▶ Given material
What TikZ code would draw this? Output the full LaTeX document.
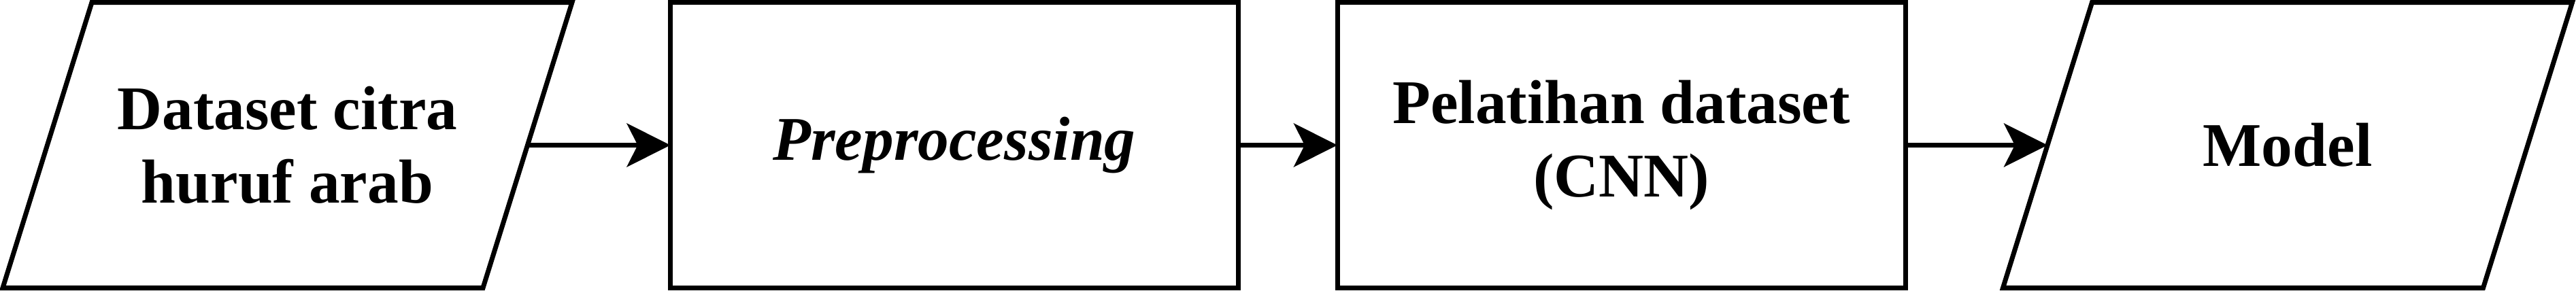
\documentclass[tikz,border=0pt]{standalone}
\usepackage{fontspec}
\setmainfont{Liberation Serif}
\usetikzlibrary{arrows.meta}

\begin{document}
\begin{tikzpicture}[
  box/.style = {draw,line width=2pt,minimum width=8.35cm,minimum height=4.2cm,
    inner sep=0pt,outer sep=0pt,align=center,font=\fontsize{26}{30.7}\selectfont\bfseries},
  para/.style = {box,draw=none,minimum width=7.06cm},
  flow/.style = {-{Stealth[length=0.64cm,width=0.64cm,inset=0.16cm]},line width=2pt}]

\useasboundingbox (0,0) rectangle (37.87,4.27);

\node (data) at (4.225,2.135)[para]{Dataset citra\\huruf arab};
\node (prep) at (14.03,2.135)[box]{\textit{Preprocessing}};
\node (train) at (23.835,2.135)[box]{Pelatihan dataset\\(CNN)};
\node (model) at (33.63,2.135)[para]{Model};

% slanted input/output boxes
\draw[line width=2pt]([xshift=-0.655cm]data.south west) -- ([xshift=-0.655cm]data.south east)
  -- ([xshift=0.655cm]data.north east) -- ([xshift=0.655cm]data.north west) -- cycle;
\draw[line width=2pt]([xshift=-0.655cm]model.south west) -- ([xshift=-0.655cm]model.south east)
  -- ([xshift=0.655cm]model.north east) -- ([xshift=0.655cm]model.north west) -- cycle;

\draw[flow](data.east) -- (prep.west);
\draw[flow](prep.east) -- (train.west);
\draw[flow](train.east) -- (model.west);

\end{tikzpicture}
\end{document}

▶ Instruction
Quote each line of the listing exactly, but leave the pictures out.

▶ Complete response
What TikZ code would draw this? Output the full LaTeX document.
\documentclass[tikz,border=0pt]{standalone}
\usepackage{fontspec}
\setmainfont{Liberation Serif}
\usetikzlibrary{arrows.meta}

\begin{document}
\begin{tikzpicture}[
  box/.style = {draw,line width=2pt,minimum width=8.35cm,minimum height=4.2cm,
    inner sep=0pt,outer sep=0pt,align=center,font=\fontsize{26}{30.7}\selectfont\bfseries},
  para/.style = {box,draw=none,minimum width=7.06cm},
  flow/.style = {-{Stealth[length=0.64cm,width=0.64cm,inset=0.16cm]},line width=2pt}]

\useasboundingbox (0,0) rectangle (37.87,4.27);

\node (data) at (4.225,2.135)[para]{Dataset citra\\huruf arab};
\node (prep) at (14.03,2.135)[box]{\textit{Preprocessing}};
\node (train) at (23.835,2.135)[box]{Pelatihan dataset\\(CNN)};
\node (model) at (33.63,2.135)[para]{Model};

% slanted input/output boxes
\draw[line width=2pt]([xshift=-0.655cm]data.south west) -- ([xshift=-0.655cm]data.south east)
  -- ([xshift=0.655cm]data.north east) -- ([xshift=0.655cm]data.north west) -- cycle;
\draw[line width=2pt]([xshift=-0.655cm]model.south west) -- ([xshift=-0.655cm]model.south east)
  -- ([xshift=0.655cm]model.north east) -- ([xshift=0.655cm]model.north west) -- cycle;

\draw[flow](data.east) -- (prep.west);
\draw[flow](prep.east) -- (train.west);
\draw[flow](train.east) -- (model.west);

\end{tikzpicture}
\end{document}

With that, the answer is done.